-- START --
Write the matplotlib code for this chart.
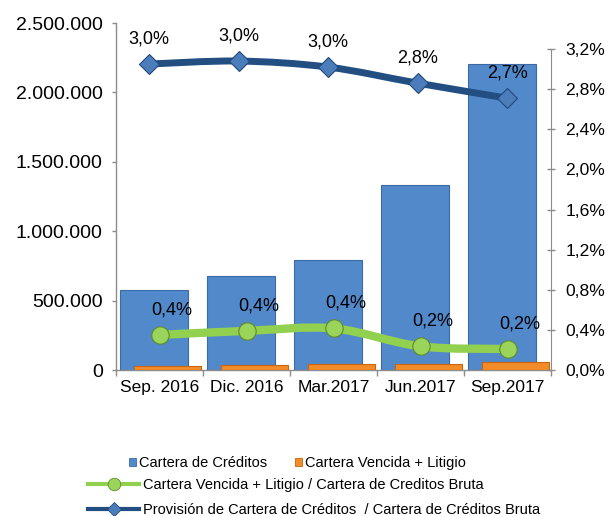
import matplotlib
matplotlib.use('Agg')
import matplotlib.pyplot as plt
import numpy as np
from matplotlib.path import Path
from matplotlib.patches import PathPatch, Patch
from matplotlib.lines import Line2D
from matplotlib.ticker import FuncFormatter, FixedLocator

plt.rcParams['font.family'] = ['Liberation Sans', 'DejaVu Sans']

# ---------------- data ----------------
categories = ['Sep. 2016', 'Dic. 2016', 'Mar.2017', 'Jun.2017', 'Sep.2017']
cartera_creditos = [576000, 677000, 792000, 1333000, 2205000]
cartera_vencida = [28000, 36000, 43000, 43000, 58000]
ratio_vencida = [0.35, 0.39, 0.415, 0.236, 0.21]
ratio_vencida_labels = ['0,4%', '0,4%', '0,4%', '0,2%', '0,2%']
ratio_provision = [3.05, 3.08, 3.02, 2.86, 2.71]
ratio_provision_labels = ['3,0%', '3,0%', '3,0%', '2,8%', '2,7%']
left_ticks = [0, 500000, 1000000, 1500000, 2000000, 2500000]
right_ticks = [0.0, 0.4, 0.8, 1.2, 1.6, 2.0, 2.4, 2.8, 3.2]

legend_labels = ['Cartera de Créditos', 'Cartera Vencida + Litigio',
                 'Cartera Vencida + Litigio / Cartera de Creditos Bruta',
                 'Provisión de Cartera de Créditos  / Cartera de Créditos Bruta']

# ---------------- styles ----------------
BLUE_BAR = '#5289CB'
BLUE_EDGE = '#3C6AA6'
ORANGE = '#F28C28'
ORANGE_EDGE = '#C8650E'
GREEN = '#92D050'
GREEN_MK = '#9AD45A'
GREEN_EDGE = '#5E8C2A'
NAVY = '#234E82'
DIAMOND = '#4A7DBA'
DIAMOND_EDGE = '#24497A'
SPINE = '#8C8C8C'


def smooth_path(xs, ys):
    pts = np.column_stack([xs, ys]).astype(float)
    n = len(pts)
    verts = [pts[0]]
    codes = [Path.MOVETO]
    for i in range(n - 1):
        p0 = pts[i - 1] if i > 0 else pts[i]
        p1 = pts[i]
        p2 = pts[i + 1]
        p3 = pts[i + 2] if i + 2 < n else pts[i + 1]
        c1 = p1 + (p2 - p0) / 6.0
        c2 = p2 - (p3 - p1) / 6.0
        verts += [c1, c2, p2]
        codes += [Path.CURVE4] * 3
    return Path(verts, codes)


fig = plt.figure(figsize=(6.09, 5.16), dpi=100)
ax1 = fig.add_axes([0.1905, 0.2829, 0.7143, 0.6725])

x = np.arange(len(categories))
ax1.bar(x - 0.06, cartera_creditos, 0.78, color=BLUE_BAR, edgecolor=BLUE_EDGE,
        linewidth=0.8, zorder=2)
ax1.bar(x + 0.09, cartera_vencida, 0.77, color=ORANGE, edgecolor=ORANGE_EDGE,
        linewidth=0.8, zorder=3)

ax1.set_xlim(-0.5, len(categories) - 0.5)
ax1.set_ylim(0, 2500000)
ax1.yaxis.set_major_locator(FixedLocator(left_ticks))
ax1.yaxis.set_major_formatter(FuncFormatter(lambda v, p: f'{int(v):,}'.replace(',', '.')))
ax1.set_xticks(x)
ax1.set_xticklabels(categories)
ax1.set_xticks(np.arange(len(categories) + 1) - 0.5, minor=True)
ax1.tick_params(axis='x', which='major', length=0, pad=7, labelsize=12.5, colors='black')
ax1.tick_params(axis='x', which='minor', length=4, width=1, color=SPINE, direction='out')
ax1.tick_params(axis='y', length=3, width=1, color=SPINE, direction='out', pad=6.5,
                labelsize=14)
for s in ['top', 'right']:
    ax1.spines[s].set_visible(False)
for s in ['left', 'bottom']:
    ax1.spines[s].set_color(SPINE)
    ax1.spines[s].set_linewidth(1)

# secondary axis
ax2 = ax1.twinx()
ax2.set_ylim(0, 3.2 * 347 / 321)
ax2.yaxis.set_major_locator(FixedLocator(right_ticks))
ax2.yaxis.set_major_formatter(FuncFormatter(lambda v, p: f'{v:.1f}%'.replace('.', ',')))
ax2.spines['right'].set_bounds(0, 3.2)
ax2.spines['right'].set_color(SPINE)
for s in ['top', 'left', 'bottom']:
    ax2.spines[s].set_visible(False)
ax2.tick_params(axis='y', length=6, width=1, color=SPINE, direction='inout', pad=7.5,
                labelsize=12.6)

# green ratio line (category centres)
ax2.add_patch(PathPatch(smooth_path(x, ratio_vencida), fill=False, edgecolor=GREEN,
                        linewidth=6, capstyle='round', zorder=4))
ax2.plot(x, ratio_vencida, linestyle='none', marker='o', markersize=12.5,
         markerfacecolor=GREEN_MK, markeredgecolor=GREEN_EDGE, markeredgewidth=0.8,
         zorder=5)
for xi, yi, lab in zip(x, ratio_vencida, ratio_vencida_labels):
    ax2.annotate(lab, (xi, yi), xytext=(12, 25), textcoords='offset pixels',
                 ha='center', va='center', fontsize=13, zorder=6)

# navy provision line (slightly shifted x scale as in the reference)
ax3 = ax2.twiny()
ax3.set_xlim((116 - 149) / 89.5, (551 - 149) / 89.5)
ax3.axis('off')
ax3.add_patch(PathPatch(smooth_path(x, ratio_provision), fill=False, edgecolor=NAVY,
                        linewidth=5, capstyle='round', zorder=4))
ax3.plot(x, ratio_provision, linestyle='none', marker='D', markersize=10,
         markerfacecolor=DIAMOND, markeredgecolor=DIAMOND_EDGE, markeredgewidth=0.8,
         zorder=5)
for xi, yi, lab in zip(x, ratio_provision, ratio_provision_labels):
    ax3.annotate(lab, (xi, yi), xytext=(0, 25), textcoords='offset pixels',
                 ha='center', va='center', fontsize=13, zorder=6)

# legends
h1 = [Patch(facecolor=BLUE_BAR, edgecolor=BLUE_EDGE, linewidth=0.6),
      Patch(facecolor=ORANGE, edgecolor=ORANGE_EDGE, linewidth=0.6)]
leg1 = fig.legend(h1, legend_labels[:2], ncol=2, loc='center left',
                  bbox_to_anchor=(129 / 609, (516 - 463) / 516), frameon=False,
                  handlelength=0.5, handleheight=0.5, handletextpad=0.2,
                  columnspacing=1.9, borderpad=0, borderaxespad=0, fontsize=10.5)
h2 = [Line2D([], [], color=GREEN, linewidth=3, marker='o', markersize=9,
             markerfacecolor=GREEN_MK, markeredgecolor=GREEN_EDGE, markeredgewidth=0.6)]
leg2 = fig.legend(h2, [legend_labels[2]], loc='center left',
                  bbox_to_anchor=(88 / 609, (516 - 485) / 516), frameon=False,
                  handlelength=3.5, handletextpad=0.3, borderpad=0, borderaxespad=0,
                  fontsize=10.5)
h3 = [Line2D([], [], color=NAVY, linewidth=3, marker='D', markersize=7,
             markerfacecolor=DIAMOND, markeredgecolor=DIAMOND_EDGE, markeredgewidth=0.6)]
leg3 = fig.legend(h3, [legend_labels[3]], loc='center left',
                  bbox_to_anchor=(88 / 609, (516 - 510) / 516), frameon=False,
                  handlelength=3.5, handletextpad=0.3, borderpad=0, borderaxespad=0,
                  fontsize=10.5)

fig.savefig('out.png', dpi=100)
-- END --
▸ What this task involves
From the material above, reproduce everything verbatim except the pictures.

▸ Answer to this task
Write the matplotlib code for this chart.
import matplotlib
matplotlib.use('Agg')
import matplotlib.pyplot as plt
import numpy as np
from matplotlib.path import Path
from matplotlib.patches import PathPatch, Patch
from matplotlib.lines import Line2D
from matplotlib.ticker import FuncFormatter, FixedLocator

plt.rcParams['font.family'] = ['Liberation Sans', 'DejaVu Sans']

# ---------------- data ----------------
categories = ['Sep. 2016', 'Dic. 2016', 'Mar.2017', 'Jun.2017', 'Sep.2017']
cartera_creditos = [576000, 677000, 792000, 1333000, 2205000]
cartera_vencida = [28000, 36000, 43000, 43000, 58000]
ratio_vencida = [0.35, 0.39, 0.415, 0.236, 0.21]
ratio_vencida_labels = ['0,4%', '0,4%', '0,4%', '0,2%', '0,2%']
ratio_provision = [3.05, 3.08, 3.02, 2.86, 2.71]
ratio_provision_labels = ['3,0%', '3,0%', '3,0%', '2,8%', '2,7%']
left_ticks = [0, 500000, 1000000, 1500000, 2000000, 2500000]
right_ticks = [0.0, 0.4, 0.8, 1.2, 1.6, 2.0, 2.4, 2.8, 3.2]

legend_labels = ['Cartera de Créditos', 'Cartera Vencida + Litigio',
                 'Cartera Vencida + Litigio / Cartera de Creditos Bruta',
                 'Provisión de Cartera de Créditos  / Cartera de Créditos Bruta']

# ---------------- styles ----------------
BLUE_BAR = '#5289CB'
BLUE_EDGE = '#3C6AA6'
ORANGE = '#F28C28'
ORANGE_EDGE = '#C8650E'
GREEN = '#92D050'
GREEN_MK = '#9AD45A'
GREEN_EDGE = '#5E8C2A'
NAVY = '#234E82'
DIAMOND = '#4A7DBA'
DIAMOND_EDGE = '#24497A'
SPINE = '#8C8C8C'


def smooth_path(xs, ys):
    pts = np.column_stack([xs, ys]).astype(float)
    n = len(pts)
    verts = [pts[0]]
    codes = [Path.MOVETO]
    for i in range(n - 1):
        p0 = pts[i - 1] if i > 0 else pts[i]
        p1 = pts[i]
        p2 = pts[i + 1]
        p3 = pts[i + 2] if i + 2 < n else pts[i + 1]
        c1 = p1 + (p2 - p0) / 6.0
        c2 = p2 - (p3 - p1) / 6.0
        verts += [c1, c2, p2]
        codes += [Path.CURVE4] * 3
    return Path(verts, codes)


fig = plt.figure(figsize=(6.09, 5.16), dpi=100)
ax1 = fig.add_axes([0.1905, 0.2829, 0.7143, 0.6725])

x = np.arange(len(categories))
ax1.bar(x - 0.06, cartera_creditos, 0.78, color=BLUE_BAR, edgecolor=BLUE_EDGE,
        linewidth=0.8, zorder=2)
ax1.bar(x + 0.09, cartera_vencida, 0.77, color=ORANGE, edgecolor=ORANGE_EDGE,
        linewidth=0.8, zorder=3)

ax1.set_xlim(-0.5, len(categories) - 0.5)
ax1.set_ylim(0, 2500000)
ax1.yaxis.set_major_locator(FixedLocator(left_ticks))
ax1.yaxis.set_major_formatter(FuncFormatter(lambda v, p: f'{int(v):,}'.replace(',', '.')))
ax1.set_xticks(x)
ax1.set_xticklabels(categories)
ax1.set_xticks(np.arange(len(categories) + 1) - 0.5, minor=True)
ax1.tick_params(axis='x', which='major', length=0, pad=7, labelsize=12.5, colors='black')
ax1.tick_params(axis='x', which='minor', length=4, width=1, color=SPINE, direction='out')
ax1.tick_params(axis='y', length=3, width=1, color=SPINE, direction='out', pad=6.5,
                labelsize=14)
for s in ['top', 'right']:
    ax1.spines[s].set_visible(False)
for s in ['left', 'bottom']:
    ax1.spines[s].set_color(SPINE)
    ax1.spines[s].set_linewidth(1)

# secondary axis
ax2 = ax1.twinx()
ax2.set_ylim(0, 3.2 * 347 / 321)
ax2.yaxis.set_major_locator(FixedLocator(right_ticks))
ax2.yaxis.set_major_formatter(FuncFormatter(lambda v, p: f'{v:.1f}%'.replace('.', ',')))
ax2.spines['right'].set_bounds(0, 3.2)
ax2.spines['right'].set_color(SPINE)
for s in ['top', 'left', 'bottom']:
    ax2.spines[s].set_visible(False)
ax2.tick_params(axis='y', length=6, width=1, color=SPINE, direction='inout', pad=7.5,
                labelsize=12.6)

# green ratio line (category centres)
ax2.add_patch(PathPatch(smooth_path(x, ratio_vencida), fill=False, edgecolor=GREEN,
                        linewidth=6, capstyle='round', zorder=4))
ax2.plot(x, ratio_vencida, linestyle='none', marker='o', markersize=12.5,
         markerfacecolor=GREEN_MK, markeredgecolor=GREEN_EDGE, markeredgewidth=0.8,
         zorder=5)
for xi, yi, lab in zip(x, ratio_vencida, ratio_vencida_labels):
    ax2.annotate(lab, (xi, yi), xytext=(12, 25), textcoords='offset pixels',
                 ha='center', va='center', fontsize=13, zorder=6)

# navy provision line (slightly shifted x scale as in the reference)
ax3 = ax2.twiny()
ax3.set_xlim((116 - 149) / 89.5, (551 - 149) / 89.5)
ax3.axis('off')
ax3.add_patch(PathPatch(smooth_path(x, ratio_provision), fill=False, edgecolor=NAVY,
                        linewidth=5, capstyle='round', zorder=4))
ax3.plot(x, ratio_provision, linestyle='none', marker='D', markersize=10,
         markerfacecolor=DIAMOND, markeredgecolor=DIAMOND_EDGE, markeredgewidth=0.8,
         zorder=5)
for xi, yi, lab in zip(x, ratio_provision, ratio_provision_labels):
    ax3.annotate(lab, (xi, yi), xytext=(0, 25), textcoords='offset pixels',
                 ha='center', va='center', fontsize=13, zorder=6)

# legends
h1 = [Patch(facecolor=BLUE_BAR, edgecolor=BLUE_EDGE, linewidth=0.6),
      Patch(facecolor=ORANGE, edgecolor=ORANGE_EDGE, linewidth=0.6)]
leg1 = fig.legend(h1, legend_labels[:2], ncol=2, loc='center left',
                  bbox_to_anchor=(129 / 609, (516 - 463) / 516), frameon=False,
                  handlelength=0.5, handleheight=0.5, handletextpad=0.2,
                  columnspacing=1.9, borderpad=0, borderaxespad=0, fontsize=10.5)
h2 = [Line2D([], [], color=GREEN, linewidth=3, marker='o', markersize=9,
             markerfacecolor=GREEN_MK, markeredgecolor=GREEN_EDGE, markeredgewidth=0.6)]
leg2 = fig.legend(h2, [legend_labels[2]], loc='center left',
                  bbox_to_anchor=(88 / 609, (516 - 485) / 516), frameon=False,
                  handlelength=3.5, handletextpad=0.3, borderpad=0, borderaxespad=0,
                  fontsize=10.5)
h3 = [Line2D([], [], color=NAVY, linewidth=3, marker='D', markersize=7,
             markerfacecolor=DIAMOND, markeredgecolor=DIAMOND_EDGE, markeredgewidth=0.6)]
leg3 = fig.legend(h3, [legend_labels[3]], loc='center left',
                  bbox_to_anchor=(88 / 609, (516 - 510) / 516), frameon=False,
                  handlelength=3.5, handletextpad=0.3, borderpad=0, borderaxespad=0,
                  fontsize=10.5)

fig.savefig('out.png', dpi=100)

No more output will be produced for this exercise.